--- START ---

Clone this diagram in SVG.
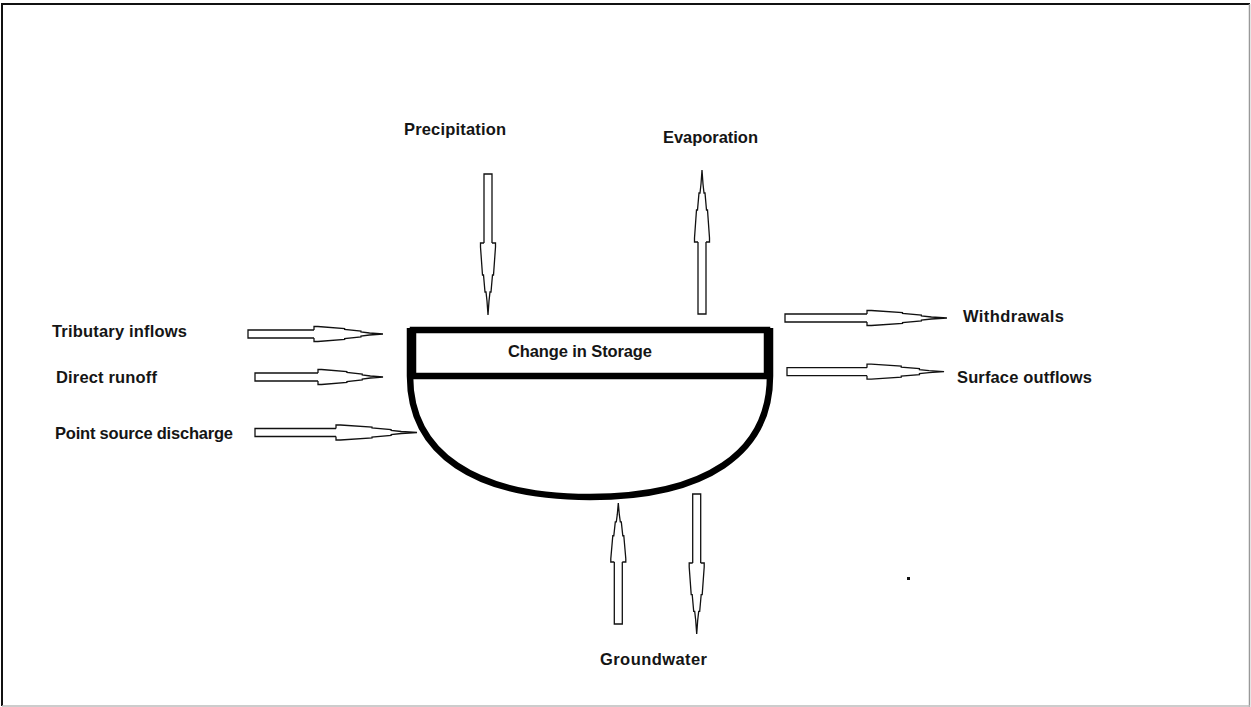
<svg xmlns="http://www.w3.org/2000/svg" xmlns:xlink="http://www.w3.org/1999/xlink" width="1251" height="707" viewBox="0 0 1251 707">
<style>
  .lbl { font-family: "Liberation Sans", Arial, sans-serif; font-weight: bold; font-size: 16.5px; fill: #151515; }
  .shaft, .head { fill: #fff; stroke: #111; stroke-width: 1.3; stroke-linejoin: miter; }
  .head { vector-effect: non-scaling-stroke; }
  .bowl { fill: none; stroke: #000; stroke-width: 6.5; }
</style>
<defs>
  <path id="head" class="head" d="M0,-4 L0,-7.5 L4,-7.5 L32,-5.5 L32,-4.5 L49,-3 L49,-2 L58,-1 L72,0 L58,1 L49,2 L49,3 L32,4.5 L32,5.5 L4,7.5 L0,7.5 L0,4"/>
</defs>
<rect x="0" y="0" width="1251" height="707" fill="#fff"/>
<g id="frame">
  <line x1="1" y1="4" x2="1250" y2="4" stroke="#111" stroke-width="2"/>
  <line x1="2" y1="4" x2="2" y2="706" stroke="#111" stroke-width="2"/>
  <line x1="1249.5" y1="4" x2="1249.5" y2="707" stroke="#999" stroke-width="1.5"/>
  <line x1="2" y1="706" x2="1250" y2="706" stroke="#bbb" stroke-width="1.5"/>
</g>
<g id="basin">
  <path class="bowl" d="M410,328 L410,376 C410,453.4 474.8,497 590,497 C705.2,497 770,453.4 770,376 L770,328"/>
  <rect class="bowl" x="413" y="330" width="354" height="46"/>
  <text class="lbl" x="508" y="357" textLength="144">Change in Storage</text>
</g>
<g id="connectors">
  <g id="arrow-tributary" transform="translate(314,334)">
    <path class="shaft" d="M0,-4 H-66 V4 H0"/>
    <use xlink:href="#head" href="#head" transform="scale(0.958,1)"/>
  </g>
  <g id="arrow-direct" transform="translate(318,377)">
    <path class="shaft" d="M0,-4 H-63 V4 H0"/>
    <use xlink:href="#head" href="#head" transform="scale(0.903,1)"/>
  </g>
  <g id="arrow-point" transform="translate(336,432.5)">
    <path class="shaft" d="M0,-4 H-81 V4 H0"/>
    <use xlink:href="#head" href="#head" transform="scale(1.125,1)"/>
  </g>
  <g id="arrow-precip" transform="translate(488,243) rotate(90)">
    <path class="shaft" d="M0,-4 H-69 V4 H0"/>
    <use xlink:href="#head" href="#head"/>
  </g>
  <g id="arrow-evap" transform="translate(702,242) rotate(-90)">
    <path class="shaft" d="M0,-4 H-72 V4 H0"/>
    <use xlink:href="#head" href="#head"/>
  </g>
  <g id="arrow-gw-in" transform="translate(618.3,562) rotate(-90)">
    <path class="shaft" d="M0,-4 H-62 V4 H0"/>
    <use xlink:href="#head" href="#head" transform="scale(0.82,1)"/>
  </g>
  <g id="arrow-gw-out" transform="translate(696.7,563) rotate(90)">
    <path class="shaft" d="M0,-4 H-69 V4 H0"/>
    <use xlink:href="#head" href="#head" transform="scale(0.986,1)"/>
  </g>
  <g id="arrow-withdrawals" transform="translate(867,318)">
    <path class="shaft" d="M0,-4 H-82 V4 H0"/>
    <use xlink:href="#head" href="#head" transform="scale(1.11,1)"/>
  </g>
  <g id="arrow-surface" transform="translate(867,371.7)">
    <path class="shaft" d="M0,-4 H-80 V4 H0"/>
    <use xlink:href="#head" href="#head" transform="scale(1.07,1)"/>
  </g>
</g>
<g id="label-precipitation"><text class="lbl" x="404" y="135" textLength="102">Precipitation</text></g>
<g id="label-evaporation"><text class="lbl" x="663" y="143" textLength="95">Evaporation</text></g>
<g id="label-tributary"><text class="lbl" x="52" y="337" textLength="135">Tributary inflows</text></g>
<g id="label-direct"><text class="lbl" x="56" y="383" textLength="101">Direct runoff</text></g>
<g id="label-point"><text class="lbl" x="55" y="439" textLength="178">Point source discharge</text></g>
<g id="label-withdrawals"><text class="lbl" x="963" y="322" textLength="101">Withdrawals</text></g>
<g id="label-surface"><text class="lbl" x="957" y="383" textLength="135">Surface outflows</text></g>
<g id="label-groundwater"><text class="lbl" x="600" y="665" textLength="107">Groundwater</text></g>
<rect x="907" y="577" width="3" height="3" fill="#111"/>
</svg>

--- END ---

WHAT THE TASK ASKS | Copy the listing word for word, excluding its pictures.

EXPECTED ANSWER |
Clone this diagram in SVG.
<svg xmlns="http://www.w3.org/2000/svg" xmlns:xlink="http://www.w3.org/1999/xlink" width="1251" height="707" viewBox="0 0 1251 707">
<style>
  .lbl { font-family: "Liberation Sans", Arial, sans-serif; font-weight: bold; font-size: 16.5px; fill: #151515; }
  .shaft, .head { fill: #fff; stroke: #111; stroke-width: 1.3; stroke-linejoin: miter; }
  .head { vector-effect: non-scaling-stroke; }
  .bowl { fill: none; stroke: #000; stroke-width: 6.5; }
</style>
<defs>
  <path id="head" class="head" d="M0,-4 L0,-7.5 L4,-7.5 L32,-5.5 L32,-4.5 L49,-3 L49,-2 L58,-1 L72,0 L58,1 L49,2 L49,3 L32,4.5 L32,5.5 L4,7.5 L0,7.5 L0,4"/>
</defs>
<rect x="0" y="0" width="1251" height="707" fill="#fff"/>
<g id="frame">
  <line x1="1" y1="4" x2="1250" y2="4" stroke="#111" stroke-width="2"/>
  <line x1="2" y1="4" x2="2" y2="706" stroke="#111" stroke-width="2"/>
  <line x1="1249.5" y1="4" x2="1249.5" y2="707" stroke="#999" stroke-width="1.5"/>
  <line x1="2" y1="706" x2="1250" y2="706" stroke="#bbb" stroke-width="1.5"/>
</g>
<g id="basin">
  <path class="bowl" d="M410,328 L410,376 C410,453.4 474.8,497 590,497 C705.2,497 770,453.4 770,376 L770,328"/>
  <rect class="bowl" x="413" y="330" width="354" height="46"/>
  <text class="lbl" x="508" y="357" textLength="144">Change in Storage</text>
</g>
<g id="connectors">
  <g id="arrow-tributary" transform="translate(314,334)">
    <path class="shaft" d="M0,-4 H-66 V4 H0"/>
    <use xlink:href="#head" href="#head" transform="scale(0.958,1)"/>
  </g>
  <g id="arrow-direct" transform="translate(318,377)">
    <path class="shaft" d="M0,-4 H-63 V4 H0"/>
    <use xlink:href="#head" href="#head" transform="scale(0.903,1)"/>
  </g>
  <g id="arrow-point" transform="translate(336,432.5)">
    <path class="shaft" d="M0,-4 H-81 V4 H0"/>
    <use xlink:href="#head" href="#head" transform="scale(1.125,1)"/>
  </g>
  <g id="arrow-precip" transform="translate(488,243) rotate(90)">
    <path class="shaft" d="M0,-4 H-69 V4 H0"/>
    <use xlink:href="#head" href="#head"/>
  </g>
  <g id="arrow-evap" transform="translate(702,242) rotate(-90)">
    <path class="shaft" d="M0,-4 H-72 V4 H0"/>
    <use xlink:href="#head" href="#head"/>
  </g>
  <g id="arrow-gw-in" transform="translate(618.3,562) rotate(-90)">
    <path class="shaft" d="M0,-4 H-62 V4 H0"/>
    <use xlink:href="#head" href="#head" transform="scale(0.82,1)"/>
  </g>
  <g id="arrow-gw-out" transform="translate(696.7,563) rotate(90)">
    <path class="shaft" d="M0,-4 H-69 V4 H0"/>
    <use xlink:href="#head" href="#head" transform="scale(0.986,1)"/>
  </g>
  <g id="arrow-withdrawals" transform="translate(867,318)">
    <path class="shaft" d="M0,-4 H-82 V4 H0"/>
    <use xlink:href="#head" href="#head" transform="scale(1.11,1)"/>
  </g>
  <g id="arrow-surface" transform="translate(867,371.7)">
    <path class="shaft" d="M0,-4 H-80 V4 H0"/>
    <use xlink:href="#head" href="#head" transform="scale(1.07,1)"/>
  </g>
</g>
<g id="label-precipitation"><text class="lbl" x="404" y="135" textLength="102">Precipitation</text></g>
<g id="label-evaporation"><text class="lbl" x="663" y="143" textLength="95">Evaporation</text></g>
<g id="label-tributary"><text class="lbl" x="52" y="337" textLength="135">Tributary inflows</text></g>
<g id="label-direct"><text class="lbl" x="56" y="383" textLength="101">Direct runoff</text></g>
<g id="label-point"><text class="lbl" x="55" y="439" textLength="178">Point source discharge</text></g>
<g id="label-withdrawals"><text class="lbl" x="963" y="322" textLength="101">Withdrawals</text></g>
<g id="label-surface"><text class="lbl" x="957" y="383" textLength="135">Surface outflows</text></g>
<g id="label-groundwater"><text class="lbl" x="600" y="665" textLength="107">Groundwater</text></g>
<rect x="907" y="577" width="3" height="3" fill="#111"/>
</svg>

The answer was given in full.